* Task to complete *
Without any pictures, restate the lines from the one containing "Generate a component" to the one containing "const svgRef = useRef<SVGSVGElement>(null);", word for word, ends included.

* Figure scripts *
^^^^
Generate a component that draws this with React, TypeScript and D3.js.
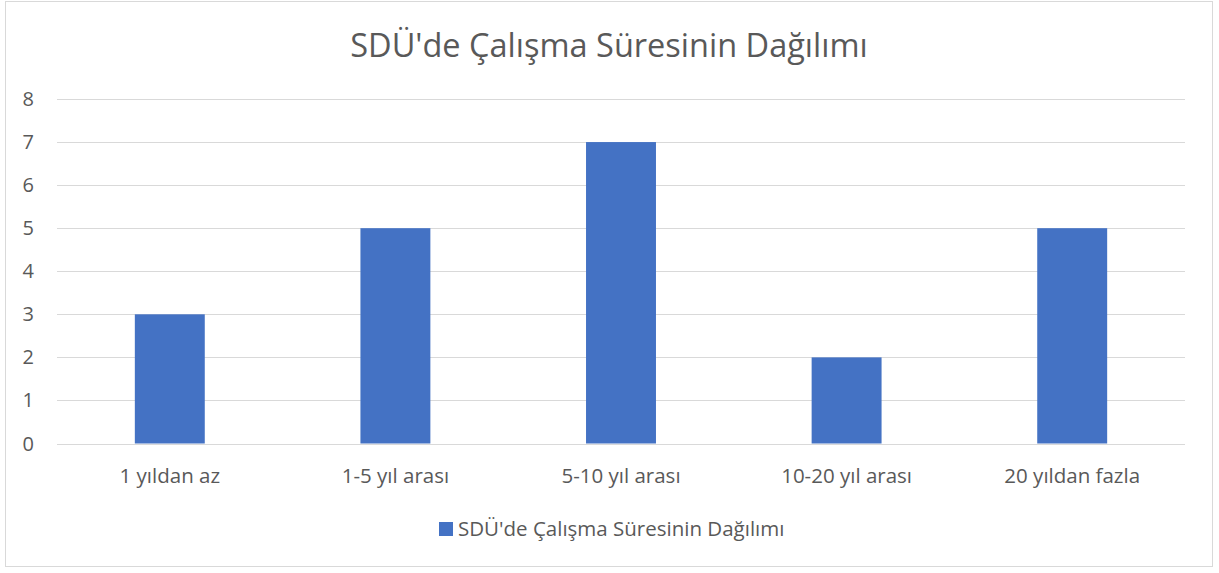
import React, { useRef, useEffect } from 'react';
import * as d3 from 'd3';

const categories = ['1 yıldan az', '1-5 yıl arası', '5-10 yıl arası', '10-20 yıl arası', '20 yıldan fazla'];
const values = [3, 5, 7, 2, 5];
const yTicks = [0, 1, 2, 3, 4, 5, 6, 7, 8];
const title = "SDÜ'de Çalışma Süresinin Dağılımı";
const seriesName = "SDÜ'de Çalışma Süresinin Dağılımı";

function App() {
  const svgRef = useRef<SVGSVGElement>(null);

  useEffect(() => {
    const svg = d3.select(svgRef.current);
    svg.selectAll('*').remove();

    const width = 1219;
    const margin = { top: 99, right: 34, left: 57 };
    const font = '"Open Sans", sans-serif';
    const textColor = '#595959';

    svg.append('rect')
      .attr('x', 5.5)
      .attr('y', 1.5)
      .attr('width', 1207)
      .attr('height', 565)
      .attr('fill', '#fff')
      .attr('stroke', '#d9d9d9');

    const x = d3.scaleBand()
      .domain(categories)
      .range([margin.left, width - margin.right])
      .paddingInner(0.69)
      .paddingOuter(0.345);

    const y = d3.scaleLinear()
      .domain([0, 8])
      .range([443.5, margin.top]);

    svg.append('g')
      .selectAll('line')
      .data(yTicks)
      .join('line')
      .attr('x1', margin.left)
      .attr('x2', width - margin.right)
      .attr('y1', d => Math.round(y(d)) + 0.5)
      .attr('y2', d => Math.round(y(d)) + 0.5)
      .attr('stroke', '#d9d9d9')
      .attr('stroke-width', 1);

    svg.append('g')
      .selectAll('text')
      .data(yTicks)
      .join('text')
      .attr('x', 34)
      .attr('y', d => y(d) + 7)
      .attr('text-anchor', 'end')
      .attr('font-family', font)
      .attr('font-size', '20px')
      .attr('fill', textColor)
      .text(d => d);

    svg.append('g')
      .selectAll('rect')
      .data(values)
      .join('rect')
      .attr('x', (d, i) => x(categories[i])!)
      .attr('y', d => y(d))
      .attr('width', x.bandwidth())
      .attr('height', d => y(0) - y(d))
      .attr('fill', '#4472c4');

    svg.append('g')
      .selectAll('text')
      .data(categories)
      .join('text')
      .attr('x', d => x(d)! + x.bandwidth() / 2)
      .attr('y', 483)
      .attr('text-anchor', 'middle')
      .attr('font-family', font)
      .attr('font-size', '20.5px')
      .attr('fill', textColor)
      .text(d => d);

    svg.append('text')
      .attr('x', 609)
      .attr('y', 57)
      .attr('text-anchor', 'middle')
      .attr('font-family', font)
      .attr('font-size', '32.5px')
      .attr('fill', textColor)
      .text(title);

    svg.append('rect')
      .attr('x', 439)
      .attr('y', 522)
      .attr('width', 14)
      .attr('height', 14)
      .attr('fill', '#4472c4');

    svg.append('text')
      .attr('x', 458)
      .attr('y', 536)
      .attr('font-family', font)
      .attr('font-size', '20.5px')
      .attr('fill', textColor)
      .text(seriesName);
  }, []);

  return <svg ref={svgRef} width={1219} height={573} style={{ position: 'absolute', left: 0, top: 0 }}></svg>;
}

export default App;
^^^^
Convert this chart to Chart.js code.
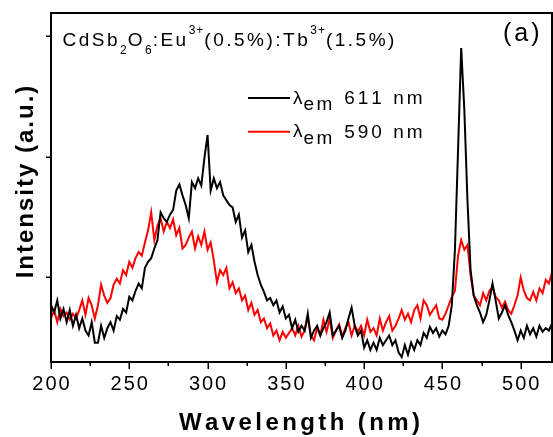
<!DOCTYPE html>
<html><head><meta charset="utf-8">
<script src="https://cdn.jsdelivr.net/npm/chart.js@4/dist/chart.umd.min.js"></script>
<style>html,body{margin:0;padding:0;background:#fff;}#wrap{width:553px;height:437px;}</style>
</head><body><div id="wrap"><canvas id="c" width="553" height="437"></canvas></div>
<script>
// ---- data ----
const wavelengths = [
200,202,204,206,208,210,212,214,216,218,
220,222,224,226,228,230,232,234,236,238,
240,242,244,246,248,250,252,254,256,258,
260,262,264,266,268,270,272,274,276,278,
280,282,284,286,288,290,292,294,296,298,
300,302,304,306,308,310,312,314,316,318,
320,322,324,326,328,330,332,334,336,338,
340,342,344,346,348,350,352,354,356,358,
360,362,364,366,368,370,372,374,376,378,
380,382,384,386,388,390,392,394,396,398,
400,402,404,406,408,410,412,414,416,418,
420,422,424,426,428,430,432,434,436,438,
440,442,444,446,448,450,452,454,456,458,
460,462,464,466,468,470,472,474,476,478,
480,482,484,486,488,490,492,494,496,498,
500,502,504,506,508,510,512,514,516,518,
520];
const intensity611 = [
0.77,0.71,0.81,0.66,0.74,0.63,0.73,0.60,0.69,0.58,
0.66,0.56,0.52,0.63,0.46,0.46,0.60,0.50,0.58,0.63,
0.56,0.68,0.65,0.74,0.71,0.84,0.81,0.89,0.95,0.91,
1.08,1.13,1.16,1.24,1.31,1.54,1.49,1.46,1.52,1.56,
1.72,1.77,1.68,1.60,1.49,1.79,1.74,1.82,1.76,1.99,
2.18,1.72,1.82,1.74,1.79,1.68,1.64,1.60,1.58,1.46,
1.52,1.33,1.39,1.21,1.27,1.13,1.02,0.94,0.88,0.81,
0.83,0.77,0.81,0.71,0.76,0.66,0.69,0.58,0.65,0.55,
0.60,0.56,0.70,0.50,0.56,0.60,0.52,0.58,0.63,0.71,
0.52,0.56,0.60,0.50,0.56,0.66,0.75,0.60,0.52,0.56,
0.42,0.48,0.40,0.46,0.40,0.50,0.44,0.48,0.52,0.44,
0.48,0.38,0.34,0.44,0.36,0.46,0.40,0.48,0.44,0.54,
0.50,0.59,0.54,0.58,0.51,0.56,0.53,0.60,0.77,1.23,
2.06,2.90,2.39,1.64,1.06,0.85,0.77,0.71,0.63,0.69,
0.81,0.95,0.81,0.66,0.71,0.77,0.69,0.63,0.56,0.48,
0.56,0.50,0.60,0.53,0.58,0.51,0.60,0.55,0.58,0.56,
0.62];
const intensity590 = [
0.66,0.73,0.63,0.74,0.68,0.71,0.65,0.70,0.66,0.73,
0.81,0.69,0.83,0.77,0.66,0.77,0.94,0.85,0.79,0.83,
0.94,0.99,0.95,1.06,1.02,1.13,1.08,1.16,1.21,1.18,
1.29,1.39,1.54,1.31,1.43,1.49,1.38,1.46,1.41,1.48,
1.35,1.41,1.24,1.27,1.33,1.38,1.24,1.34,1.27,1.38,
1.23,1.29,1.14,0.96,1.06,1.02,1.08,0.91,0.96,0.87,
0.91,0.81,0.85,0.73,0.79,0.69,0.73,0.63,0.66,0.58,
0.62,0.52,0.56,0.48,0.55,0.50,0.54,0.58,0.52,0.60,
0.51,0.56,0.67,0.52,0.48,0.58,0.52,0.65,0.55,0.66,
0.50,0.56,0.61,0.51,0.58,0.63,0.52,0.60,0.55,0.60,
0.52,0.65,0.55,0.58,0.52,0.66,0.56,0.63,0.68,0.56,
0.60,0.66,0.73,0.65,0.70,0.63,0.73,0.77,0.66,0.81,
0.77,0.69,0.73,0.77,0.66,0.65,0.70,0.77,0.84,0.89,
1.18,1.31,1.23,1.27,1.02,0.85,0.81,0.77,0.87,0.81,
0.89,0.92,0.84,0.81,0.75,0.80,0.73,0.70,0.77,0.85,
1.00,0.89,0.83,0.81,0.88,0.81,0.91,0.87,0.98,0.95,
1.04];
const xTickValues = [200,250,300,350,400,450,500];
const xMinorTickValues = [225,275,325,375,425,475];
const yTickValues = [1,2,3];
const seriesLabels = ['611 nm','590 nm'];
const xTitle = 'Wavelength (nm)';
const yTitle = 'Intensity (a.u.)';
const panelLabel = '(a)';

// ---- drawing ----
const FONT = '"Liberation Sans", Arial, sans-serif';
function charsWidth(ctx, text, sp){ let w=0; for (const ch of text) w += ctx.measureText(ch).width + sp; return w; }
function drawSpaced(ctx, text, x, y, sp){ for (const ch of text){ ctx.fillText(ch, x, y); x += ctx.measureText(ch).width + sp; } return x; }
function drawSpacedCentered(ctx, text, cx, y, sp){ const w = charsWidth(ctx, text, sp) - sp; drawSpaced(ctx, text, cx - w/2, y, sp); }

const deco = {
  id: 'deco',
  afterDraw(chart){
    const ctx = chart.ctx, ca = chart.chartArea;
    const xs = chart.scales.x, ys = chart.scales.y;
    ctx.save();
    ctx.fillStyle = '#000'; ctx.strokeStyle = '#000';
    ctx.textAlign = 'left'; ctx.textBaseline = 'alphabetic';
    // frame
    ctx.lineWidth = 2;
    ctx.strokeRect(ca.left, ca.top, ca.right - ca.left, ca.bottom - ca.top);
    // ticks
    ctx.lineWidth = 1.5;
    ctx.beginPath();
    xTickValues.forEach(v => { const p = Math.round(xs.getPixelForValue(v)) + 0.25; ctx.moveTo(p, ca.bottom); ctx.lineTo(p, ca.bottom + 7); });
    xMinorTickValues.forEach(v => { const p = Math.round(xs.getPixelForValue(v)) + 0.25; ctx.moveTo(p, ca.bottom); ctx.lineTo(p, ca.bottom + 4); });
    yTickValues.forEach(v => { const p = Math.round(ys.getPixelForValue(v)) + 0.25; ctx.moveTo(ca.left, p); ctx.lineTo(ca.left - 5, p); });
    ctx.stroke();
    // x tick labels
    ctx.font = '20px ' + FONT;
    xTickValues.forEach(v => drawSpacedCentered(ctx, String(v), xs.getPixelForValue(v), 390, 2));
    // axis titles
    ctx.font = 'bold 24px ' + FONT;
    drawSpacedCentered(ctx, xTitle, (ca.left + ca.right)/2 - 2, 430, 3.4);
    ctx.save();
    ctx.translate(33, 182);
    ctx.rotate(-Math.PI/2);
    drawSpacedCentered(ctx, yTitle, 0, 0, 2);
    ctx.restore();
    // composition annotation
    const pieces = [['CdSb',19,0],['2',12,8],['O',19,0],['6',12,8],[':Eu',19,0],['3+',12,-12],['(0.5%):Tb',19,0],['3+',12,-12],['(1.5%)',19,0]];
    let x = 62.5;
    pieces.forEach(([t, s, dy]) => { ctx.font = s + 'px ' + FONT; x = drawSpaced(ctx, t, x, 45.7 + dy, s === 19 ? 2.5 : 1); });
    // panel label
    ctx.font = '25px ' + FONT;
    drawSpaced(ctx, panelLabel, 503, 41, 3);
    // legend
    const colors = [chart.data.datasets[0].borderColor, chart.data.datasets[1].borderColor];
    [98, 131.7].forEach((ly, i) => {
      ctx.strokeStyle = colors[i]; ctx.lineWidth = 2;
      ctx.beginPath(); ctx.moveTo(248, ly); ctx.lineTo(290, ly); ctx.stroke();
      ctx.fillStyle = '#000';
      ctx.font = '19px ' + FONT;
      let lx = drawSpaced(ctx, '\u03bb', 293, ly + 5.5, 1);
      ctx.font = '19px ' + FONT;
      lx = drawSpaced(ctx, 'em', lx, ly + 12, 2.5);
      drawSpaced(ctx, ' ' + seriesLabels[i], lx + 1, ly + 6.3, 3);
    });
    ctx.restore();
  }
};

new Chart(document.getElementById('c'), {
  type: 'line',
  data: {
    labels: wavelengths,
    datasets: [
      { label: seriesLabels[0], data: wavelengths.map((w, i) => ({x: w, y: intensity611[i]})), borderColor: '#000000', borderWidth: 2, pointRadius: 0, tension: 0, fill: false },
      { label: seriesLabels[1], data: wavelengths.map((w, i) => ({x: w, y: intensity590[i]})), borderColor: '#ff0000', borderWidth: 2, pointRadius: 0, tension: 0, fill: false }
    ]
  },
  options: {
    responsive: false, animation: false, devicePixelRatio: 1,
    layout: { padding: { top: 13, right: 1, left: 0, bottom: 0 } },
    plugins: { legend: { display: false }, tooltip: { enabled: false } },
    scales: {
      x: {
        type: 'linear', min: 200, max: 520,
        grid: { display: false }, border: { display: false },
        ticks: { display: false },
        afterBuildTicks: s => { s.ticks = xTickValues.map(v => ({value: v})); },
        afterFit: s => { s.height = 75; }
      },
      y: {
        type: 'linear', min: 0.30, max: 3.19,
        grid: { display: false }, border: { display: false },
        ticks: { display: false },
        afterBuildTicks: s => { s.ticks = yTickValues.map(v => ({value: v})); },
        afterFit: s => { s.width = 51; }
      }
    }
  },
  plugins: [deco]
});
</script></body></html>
^^^^
* The response *
Generate a component that draws this with React, TypeScript and D3.js.
import React, { useRef, useEffect } from 'react';
import * as d3 from 'd3';

const categories = ['1 yıldan az', '1-5 yıl arası', '5-10 yıl arası', '10-20 yıl arası', '20 yıldan fazla'];
const values = [3, 5, 7, 2, 5];
const yTicks = [0, 1, 2, 3, 4, 5, 6, 7, 8];
const title = "SDÜ'de Çalışma Süresinin Dağılımı";
const seriesName = "SDÜ'de Çalışma Süresinin Dağılımı";

function App() {
  const svgRef = useRef<SVGSVGElement>(null);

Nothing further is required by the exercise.